◆ Problem to work on ◆
Skip the pictures and repeat each line of the data exactly.

◆ Source data ◆

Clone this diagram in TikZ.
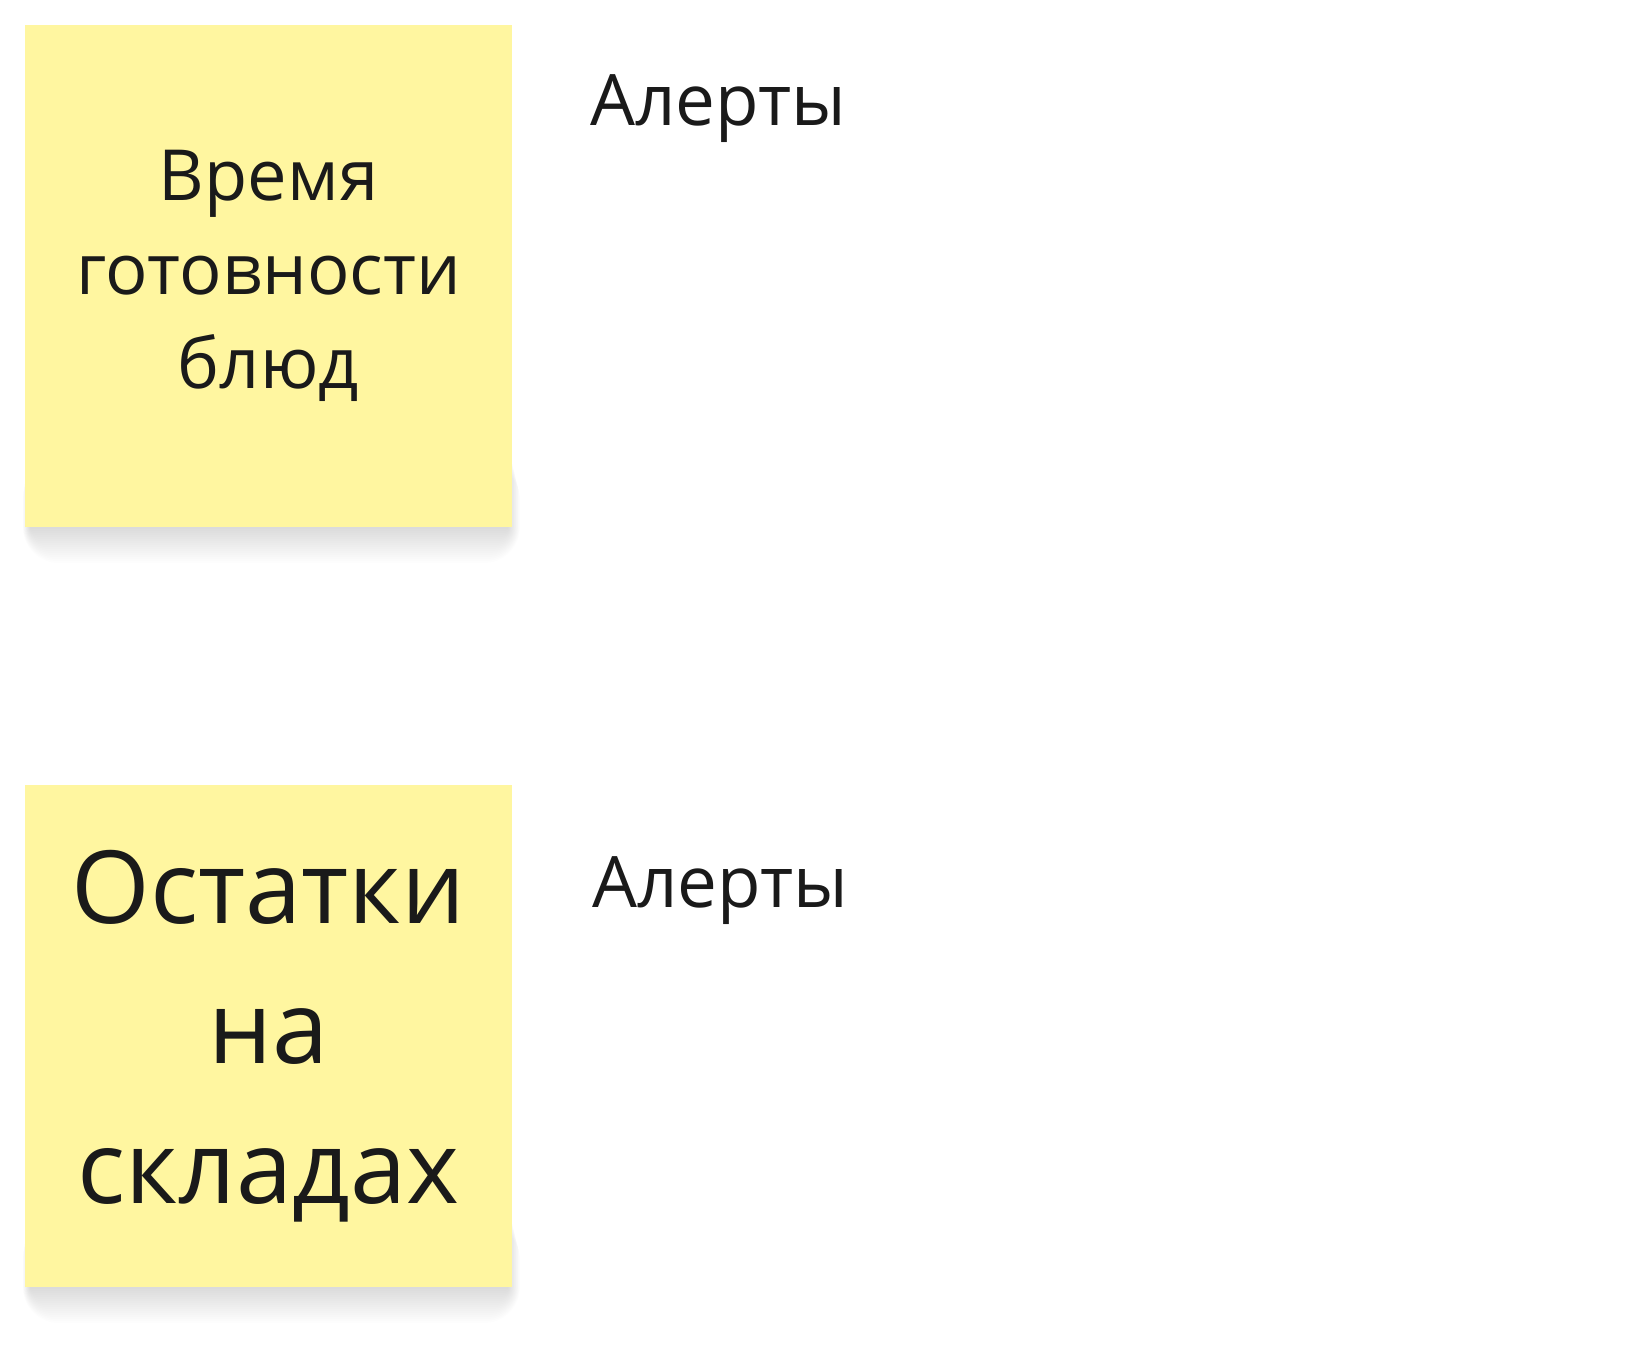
\documentclass[tikz,border=0pt]{standalone}
\usepackage{fontspec}
\setmainfont{Open Sans}
\definecolor{stickyyellow}{RGB}{255,246,160}
\definecolor{inkdark}{RGB}{26,26,26}
\tikzset{
  sticky/.style={rectangle, fill=stickyyellow, minimum width=487pt, minimum height=502pt, inner sep=0pt, align=center, text=inkdark},
  alert/.style={anchor=base west, inner sep=0pt, text=inkdark, font=\fontsize{71}{90}\selectfont},
}
\begin{document}
\begin{tikzpicture}[x=1pt,y=-1pt]
\useasboundingbox[fill=white] (0,0) rectangle (1639,1372);
% soft shadows under the stickies
\foreach \cy in {276,1036}{
  \foreach \g in {2,4,...,36}{
    \fill[black, opacity=0.008, rounded corners=\g pt] (30-\g/5,\cy+170+\g/2) rectangle (508+\g/3,\cy+251+\g);
  }
}
% stickies, center at col, row
\node[sticky, font=\fontsize{70.5}{94}\selectfont] (s1) at (268.5,276) {Время\\готовности\\блюд};
\node[sticky, font=\fontsize{101}{140}\selectfont] (s2) at (268.5,1036) {Остатки\\на\\складах};
% labels to the right
\node[alert] (a1) at (590,126) {Алерты};
\node[alert] (a2) at (592,907) {Алерты};
\end{tikzpicture}
\end{document}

◆ Final result ◆
Clone this diagram in TikZ.
\documentclass[tikz,border=0pt]{standalone}
\usepackage{fontspec}
\setmainfont{Open Sans}
\definecolor{stickyyellow}{RGB}{255,246,160}
\definecolor{inkdark}{RGB}{26,26,26}
\tikzset{
  sticky/.style={rectangle, fill=stickyyellow, minimum width=487pt, minimum height=502pt, inner sep=0pt, align=center, text=inkdark},
  alert/.style={anchor=base west, inner sep=0pt, text=inkdark, font=\fontsize{71}{90}\selectfont},
}
\begin{document}
\begin{tikzpicture}[x=1pt,y=-1pt]
\useasboundingbox[fill=white] (0,0) rectangle (1639,1372);
% soft shadows under the stickies
\foreach \cy in {276,1036}{
  \foreach \g in {2,4,...,36}{
    \fill[black, opacity=0.008, rounded corners=\g pt] (30-\g/5,\cy+170+\g/2) rectangle (508+\g/3,\cy+251+\g);
  }
}
% stickies, center at col, row
\node[sticky, font=\fontsize{70.5}{94}\selectfont] (s1) at (268.5,276) {Время\\готовности\\блюд};
\node[sticky, font=\fontsize{101}{140}\selectfont] (s2) at (268.5,1036) {Остатки\\на\\складах};
% labels to the right
\node[alert] (a1) at (590,126) {Алерты};
\node[alert] (a2) at (592,907) {Алерты};
\end{tikzpicture}
\end{document}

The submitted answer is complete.